EXERCISE DESCRIPTION
Up to and including the line with "ctx.font = FONT_SIZE + 'px ' + FONT;", write out the listing from its first line, minus the pictures.

DATA SHOWN
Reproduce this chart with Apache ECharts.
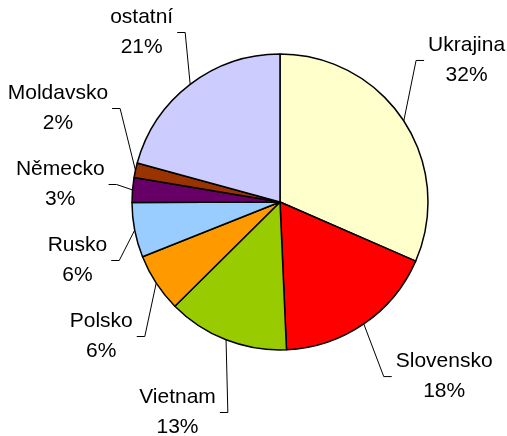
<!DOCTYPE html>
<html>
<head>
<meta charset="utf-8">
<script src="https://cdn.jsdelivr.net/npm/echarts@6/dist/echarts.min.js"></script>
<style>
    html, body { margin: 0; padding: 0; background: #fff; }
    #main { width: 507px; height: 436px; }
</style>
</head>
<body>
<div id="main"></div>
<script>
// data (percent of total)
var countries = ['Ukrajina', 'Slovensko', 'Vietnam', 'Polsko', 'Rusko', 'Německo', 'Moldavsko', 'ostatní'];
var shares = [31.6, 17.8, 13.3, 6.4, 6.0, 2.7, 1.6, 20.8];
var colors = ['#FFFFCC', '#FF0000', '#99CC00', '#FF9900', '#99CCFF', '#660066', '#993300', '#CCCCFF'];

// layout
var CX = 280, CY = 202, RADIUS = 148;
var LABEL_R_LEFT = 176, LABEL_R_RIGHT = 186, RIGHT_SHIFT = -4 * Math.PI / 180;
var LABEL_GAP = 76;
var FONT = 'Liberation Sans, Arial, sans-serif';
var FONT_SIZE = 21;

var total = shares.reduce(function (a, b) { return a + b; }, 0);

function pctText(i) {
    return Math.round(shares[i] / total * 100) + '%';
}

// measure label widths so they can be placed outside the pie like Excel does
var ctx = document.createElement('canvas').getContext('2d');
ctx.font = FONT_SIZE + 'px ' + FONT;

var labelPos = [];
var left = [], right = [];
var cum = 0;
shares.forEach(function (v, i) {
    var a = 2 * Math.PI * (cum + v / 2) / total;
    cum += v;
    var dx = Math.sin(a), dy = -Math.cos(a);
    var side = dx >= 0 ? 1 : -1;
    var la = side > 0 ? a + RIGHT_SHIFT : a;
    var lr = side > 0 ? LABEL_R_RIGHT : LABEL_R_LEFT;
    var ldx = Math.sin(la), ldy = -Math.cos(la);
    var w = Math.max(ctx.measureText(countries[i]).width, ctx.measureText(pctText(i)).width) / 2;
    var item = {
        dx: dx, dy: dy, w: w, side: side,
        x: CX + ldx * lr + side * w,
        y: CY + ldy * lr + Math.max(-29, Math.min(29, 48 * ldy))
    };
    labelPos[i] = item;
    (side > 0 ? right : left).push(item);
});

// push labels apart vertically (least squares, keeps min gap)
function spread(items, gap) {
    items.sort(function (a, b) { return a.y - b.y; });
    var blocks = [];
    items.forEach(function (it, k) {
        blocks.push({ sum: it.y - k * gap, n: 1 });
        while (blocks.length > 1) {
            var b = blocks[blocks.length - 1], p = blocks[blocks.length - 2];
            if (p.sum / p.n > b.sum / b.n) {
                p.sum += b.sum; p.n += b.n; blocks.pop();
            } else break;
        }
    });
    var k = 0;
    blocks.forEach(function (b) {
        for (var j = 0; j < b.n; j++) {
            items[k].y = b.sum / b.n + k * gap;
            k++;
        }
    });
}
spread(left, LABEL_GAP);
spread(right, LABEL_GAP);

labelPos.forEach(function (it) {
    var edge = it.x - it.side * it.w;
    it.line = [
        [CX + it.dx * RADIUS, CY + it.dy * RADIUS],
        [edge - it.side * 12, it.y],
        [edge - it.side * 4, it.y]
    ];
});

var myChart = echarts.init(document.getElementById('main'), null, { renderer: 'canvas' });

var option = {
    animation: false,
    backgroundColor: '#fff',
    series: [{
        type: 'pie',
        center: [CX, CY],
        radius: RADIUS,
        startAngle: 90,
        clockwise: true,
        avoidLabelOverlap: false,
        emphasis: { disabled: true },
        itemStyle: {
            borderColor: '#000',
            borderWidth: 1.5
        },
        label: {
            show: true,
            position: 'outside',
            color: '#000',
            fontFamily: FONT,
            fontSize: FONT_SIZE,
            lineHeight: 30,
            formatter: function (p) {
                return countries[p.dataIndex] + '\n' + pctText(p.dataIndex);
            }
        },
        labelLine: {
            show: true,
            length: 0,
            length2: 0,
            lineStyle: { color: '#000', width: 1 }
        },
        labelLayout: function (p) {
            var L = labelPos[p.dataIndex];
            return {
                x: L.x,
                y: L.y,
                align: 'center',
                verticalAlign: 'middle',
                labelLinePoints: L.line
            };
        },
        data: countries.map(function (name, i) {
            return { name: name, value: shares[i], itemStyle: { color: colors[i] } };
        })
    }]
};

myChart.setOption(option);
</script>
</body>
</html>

IN RESPONSE
Reproduce this chart with Apache ECharts.
<!DOCTYPE html>
<html>
<head>
<meta charset="utf-8">
<script src="https://cdn.jsdelivr.net/npm/echarts@6/dist/echarts.min.js"></script>
<style>
    html, body { margin: 0; padding: 0; background: #fff; }
    #main { width: 507px; height: 436px; }
</style>
</head>
<body>
<div id="main"></div>
<script>
// data (percent of total)
var countries = ['Ukrajina', 'Slovensko', 'Vietnam', 'Polsko', 'Rusko', 'Německo', 'Moldavsko', 'ostatní'];
var shares = [31.6, 17.8, 13.3, 6.4, 6.0, 2.7, 1.6, 20.8];
var colors = ['#FFFFCC', '#FF0000', '#99CC00', '#FF9900', '#99CCFF', '#660066', '#993300', '#CCCCFF'];

// layout
var CX = 280, CY = 202, RADIUS = 148;
var LABEL_R_LEFT = 176, LABEL_R_RIGHT = 186, RIGHT_SHIFT = -4 * Math.PI / 180;
var LABEL_GAP = 76;
var FONT = 'Liberation Sans, Arial, sans-serif';
var FONT_SIZE = 21;

var total = shares.reduce(function (a, b) { return a + b; }, 0);

function pctText(i) {
    return Math.round(shares[i] / total * 100) + '%';
}

// measure label widths so they can be placed outside the pie like Excel does
var ctx = document.createElement('canvas').getContext('2d');
ctx.font = FONT_SIZE + 'px ' + FONT;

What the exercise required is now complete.